Archaeological Conservancy— 2011 Conservation and Heritage Management Award
The Archaeological Institute of America is pleased to present its 2011 Conservation and Heritage Management Award for excellence in the conservation of archaeological sites and collections to the Archaeological Conservancy.
Since 1980, under the leadership of founder and president Mark Michel, this nonprofit organization has worked to preserve archaeological heritage by acquiring or assisting in the acquisition of threatened archaeological sites throughout the United States. By partnering with state and local authorities as well as other not-for-profits, the Archaeological Conservancy has protected more than 300 sites. From the East St. Louis mound complex, an important center of the Mississippian culture, to the Erie Canal in New York to Ghost Dance in California, all periods of the nation’s history fall within the Conservancy’s protection.
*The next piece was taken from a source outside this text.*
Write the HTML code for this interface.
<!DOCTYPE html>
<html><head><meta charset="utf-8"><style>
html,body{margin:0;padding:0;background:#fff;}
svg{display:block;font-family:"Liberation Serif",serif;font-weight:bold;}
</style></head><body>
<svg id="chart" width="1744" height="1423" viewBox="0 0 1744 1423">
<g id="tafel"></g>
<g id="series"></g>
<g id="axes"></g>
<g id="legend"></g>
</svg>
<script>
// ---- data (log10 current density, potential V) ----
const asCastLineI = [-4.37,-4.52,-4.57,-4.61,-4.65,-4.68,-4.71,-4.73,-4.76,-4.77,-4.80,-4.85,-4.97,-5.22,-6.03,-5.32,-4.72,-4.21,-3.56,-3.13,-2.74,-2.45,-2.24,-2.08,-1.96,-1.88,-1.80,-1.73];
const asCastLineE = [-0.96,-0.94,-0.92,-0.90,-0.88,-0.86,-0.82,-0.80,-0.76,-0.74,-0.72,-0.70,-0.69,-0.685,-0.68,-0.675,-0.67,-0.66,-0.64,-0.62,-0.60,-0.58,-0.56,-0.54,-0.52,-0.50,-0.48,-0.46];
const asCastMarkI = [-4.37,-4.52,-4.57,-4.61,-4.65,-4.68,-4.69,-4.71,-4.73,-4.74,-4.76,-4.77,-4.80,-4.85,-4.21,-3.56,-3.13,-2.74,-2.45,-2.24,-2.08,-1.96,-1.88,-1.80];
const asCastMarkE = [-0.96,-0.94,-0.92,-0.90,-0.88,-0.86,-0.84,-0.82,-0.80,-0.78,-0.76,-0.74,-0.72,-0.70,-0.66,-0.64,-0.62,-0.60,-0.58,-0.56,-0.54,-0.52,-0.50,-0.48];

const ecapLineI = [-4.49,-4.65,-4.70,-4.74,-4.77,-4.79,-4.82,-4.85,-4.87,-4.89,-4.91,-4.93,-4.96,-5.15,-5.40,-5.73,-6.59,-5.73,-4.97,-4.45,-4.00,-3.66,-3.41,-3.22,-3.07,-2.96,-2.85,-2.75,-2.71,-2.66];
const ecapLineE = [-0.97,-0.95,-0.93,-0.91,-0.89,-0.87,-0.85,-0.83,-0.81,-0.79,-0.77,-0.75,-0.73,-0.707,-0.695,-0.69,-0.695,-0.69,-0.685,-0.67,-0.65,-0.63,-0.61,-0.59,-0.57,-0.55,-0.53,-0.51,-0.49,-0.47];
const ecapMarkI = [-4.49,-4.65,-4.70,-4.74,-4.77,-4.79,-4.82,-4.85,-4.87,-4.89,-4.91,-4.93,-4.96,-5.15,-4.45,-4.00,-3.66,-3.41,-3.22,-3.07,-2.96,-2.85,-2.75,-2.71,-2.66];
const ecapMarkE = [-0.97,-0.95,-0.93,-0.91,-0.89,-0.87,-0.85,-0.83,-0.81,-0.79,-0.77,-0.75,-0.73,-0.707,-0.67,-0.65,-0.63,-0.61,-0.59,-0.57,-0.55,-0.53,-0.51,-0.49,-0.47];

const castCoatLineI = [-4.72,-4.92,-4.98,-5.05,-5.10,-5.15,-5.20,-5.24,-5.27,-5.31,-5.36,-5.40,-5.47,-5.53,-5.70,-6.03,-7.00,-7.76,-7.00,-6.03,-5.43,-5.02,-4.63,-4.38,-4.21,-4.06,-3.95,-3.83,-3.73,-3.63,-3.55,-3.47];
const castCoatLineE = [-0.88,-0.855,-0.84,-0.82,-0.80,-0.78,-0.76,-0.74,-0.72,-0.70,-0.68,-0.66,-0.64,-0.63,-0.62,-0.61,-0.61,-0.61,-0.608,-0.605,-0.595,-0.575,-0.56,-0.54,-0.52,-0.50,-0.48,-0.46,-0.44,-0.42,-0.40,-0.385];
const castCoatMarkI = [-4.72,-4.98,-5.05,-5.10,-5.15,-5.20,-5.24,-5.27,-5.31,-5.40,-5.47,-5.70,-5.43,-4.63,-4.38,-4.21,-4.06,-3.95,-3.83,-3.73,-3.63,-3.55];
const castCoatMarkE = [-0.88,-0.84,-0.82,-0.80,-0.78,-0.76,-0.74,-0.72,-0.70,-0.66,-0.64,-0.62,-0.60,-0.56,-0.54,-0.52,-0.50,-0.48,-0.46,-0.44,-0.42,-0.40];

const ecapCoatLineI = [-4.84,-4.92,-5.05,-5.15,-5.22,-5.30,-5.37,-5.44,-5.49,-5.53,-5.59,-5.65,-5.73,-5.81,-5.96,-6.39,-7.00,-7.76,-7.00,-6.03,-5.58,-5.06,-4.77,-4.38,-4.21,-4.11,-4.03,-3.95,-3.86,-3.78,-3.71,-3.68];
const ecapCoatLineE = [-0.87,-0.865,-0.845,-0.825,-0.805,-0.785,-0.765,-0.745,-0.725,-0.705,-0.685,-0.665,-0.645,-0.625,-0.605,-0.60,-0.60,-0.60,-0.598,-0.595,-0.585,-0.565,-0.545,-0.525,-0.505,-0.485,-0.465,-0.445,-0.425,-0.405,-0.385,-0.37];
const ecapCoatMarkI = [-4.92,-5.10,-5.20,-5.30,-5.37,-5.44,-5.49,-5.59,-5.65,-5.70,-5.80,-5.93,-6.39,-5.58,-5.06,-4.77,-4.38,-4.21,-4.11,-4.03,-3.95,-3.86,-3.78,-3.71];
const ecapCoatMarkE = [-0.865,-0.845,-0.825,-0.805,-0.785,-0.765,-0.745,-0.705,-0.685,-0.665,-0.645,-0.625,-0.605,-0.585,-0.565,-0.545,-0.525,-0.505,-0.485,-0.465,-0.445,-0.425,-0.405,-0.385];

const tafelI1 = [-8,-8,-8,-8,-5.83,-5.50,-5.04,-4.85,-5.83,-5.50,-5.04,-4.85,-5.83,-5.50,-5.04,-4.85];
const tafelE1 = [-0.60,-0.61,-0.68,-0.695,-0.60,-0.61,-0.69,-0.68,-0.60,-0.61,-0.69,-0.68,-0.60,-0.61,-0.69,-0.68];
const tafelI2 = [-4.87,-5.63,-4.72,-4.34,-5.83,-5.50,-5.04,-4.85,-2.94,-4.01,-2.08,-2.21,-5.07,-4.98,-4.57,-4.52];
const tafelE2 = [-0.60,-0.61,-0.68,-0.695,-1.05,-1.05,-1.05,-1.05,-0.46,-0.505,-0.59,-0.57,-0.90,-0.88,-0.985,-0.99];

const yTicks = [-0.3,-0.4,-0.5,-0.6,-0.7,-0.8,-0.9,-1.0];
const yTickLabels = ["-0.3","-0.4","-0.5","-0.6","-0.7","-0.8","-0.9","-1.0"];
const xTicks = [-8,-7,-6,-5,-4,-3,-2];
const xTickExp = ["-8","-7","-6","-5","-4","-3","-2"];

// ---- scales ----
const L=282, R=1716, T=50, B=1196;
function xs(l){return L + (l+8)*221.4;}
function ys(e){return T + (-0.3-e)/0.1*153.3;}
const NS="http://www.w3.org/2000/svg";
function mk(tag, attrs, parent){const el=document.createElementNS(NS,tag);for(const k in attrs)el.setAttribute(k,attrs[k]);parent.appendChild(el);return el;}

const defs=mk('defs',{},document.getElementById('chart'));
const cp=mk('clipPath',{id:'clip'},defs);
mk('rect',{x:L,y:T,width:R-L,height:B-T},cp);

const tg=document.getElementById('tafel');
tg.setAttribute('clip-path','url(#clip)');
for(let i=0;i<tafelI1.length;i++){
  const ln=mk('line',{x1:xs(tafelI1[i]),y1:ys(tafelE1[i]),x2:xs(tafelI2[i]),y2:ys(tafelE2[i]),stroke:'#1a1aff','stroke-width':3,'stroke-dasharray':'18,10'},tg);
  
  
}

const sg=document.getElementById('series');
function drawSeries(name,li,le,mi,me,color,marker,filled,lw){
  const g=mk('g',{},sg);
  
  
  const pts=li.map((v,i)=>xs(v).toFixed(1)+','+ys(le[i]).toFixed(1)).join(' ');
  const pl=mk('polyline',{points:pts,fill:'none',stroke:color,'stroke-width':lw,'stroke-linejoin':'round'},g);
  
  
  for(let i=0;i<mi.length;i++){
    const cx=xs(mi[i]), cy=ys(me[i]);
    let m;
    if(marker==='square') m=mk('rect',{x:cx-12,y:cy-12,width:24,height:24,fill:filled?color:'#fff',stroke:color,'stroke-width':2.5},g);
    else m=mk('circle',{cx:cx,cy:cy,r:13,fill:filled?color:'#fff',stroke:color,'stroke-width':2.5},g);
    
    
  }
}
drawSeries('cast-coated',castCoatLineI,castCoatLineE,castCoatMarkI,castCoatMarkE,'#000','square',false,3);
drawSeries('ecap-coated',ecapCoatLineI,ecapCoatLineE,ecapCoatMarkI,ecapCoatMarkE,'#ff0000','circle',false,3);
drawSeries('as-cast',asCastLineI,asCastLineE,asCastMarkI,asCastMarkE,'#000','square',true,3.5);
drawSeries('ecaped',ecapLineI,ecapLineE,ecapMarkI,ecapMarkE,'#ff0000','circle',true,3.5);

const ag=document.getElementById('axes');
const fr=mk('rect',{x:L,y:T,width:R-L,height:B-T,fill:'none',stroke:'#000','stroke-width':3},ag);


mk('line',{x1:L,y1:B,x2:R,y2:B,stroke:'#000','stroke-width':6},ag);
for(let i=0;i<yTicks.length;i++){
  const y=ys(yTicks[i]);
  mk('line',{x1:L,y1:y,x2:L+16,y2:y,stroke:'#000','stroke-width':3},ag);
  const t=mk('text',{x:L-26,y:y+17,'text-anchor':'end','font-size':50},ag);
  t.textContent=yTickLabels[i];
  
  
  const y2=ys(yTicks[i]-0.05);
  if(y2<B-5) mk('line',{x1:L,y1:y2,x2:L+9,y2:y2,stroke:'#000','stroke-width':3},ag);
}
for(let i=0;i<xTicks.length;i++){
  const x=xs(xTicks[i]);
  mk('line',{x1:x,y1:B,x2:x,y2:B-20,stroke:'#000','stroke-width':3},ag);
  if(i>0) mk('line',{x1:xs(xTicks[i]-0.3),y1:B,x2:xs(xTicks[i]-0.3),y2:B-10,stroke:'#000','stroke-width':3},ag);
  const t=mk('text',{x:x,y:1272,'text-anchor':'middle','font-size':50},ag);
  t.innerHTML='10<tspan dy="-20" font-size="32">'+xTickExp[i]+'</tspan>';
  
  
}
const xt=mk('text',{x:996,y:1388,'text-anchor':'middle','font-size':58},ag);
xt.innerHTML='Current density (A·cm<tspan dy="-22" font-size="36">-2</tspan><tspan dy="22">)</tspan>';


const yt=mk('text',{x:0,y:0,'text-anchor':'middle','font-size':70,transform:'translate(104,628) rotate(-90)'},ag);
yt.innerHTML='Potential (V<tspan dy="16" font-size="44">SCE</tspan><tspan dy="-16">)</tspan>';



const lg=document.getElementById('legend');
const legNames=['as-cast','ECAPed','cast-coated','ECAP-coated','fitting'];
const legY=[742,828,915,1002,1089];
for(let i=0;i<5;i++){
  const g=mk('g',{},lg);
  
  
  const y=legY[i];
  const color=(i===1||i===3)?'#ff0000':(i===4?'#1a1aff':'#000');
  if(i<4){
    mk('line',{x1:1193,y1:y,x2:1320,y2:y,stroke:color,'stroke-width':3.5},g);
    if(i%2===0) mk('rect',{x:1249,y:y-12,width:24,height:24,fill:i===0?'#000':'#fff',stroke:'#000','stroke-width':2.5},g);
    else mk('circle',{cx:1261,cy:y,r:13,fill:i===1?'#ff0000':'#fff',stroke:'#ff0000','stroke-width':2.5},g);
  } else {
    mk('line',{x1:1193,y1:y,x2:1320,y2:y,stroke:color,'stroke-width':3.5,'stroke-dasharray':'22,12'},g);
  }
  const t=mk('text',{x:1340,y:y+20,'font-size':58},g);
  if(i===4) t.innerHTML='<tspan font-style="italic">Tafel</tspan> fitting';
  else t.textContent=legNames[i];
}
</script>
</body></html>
All the land directly held by the Conservancy is available for study by archaeologists, and many sites have been used in the training of students. The Archaeological Conservancy is a recent recipient of an AIA Site Preservation Grant for the Gault site in central Texas, one of the most prolific Clovis sites in America; their partnering with the Gault School of Archaeological Research for this work ensures ongoing educational efforts. In addition, their active outreach program includes tours, lectures, and the quarterly publication American Archaeology.
On behalf of the Archaeological Institute of America, it is an honor to present the 2011 Conservation and Heritage Management Award to the Archaeological Conservancy. President and CEO Mark Michel will accept the award on behalf of the Archaeological Conservancy.